Two teams from Rensselaer recently received recognition at the Mathematical and Interdisciplinary Contest in Modeling (MCM/ICM).
A team of three students—Alex Norman ’18 and Madison Wyatt ’18, both math/physics majors, and James Flamino ’18, physics—received two top prizes in the Interdisciplinary Contest in Modeling for their outstanding paper regarding the evolution of society’s information networks. Their paper developed a multifactor network model for characterizing the spread of a news item through a population, accounting for connectivity of a society, its subdivision into interest groups, and various characteristics of the news item. The team calibrated the model against historical newspaper databases, compared it against the real-world mentions of Alan Rickman after his death in January 2016, and used it to predict how entertainment news like Kim Kardashian’s pregnancy would have spread through a social network corresponding to 1880.
Their work was awarded the following two prizes:
The Leonhard Euler Award, which is presented to one team selected by the head judge of the problem on network science (864 international teams competing)

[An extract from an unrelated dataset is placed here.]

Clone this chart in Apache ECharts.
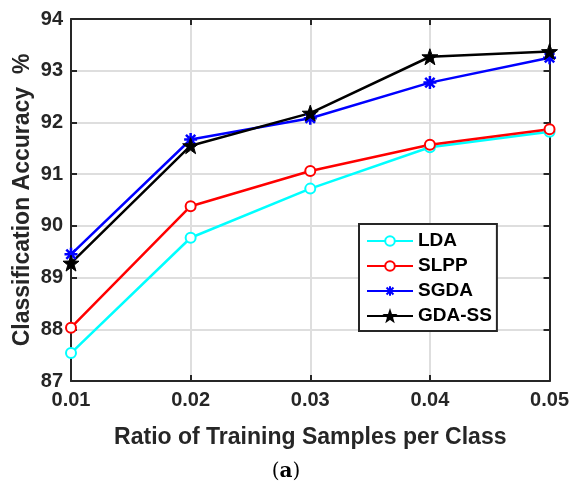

The Two Sigma Scholarship Award, awarded to two top MCM/ICM U.S. teams (out of 480 competing teams from the United States over all six contest problems). This award is accompanied by a scholarship prize to each student on the winning teams.
“Rensselaer teams have previously, in 2005 and 2010, won SIAM prizes in the MCM/ICM contest. This is the first time, however, that a Rensselaer team has not only won the top award for their problem, but also a Two Sigma Scholarship Prize, which is independently selected across papers for all six contest problems. This team’s performance also culminates Rensselaer’s recent run of excellence on the network science problem in this competition, placing in the top 2 percent in three of the last four years,” said Peter Kramer, professor of mathematical sciences and the team’s faculty adviser.
In addition, the team of Benjamin Walker ’16, Andrew Horning ’16, and Thomas Merkh ’16, all math/physics seniors, received a meritorious distinction (top 10 percent out of 1,453 international teams competing) for their paper on modeling strategies for coping with space debris. No other U.S. team received a higher ranking on this problem; other universities sharing the meritorious distinction with the Rensselaer team include UC Berkeley, James Madison University, the University of Illinois, the University of Wisconsin, and the perennially strong University of Colorado at Boulder.
Training for the competition was facilitated by graduate student and postdoc coaches Anthony Trubiano (sharing his expertise as a member of a finalist team for the 2015 network science problem), Michael Jenkinson, and Jennifer Kile, as well as continuing support for the contest training by the mathematical sciences department and a National Science Foundation research training grant.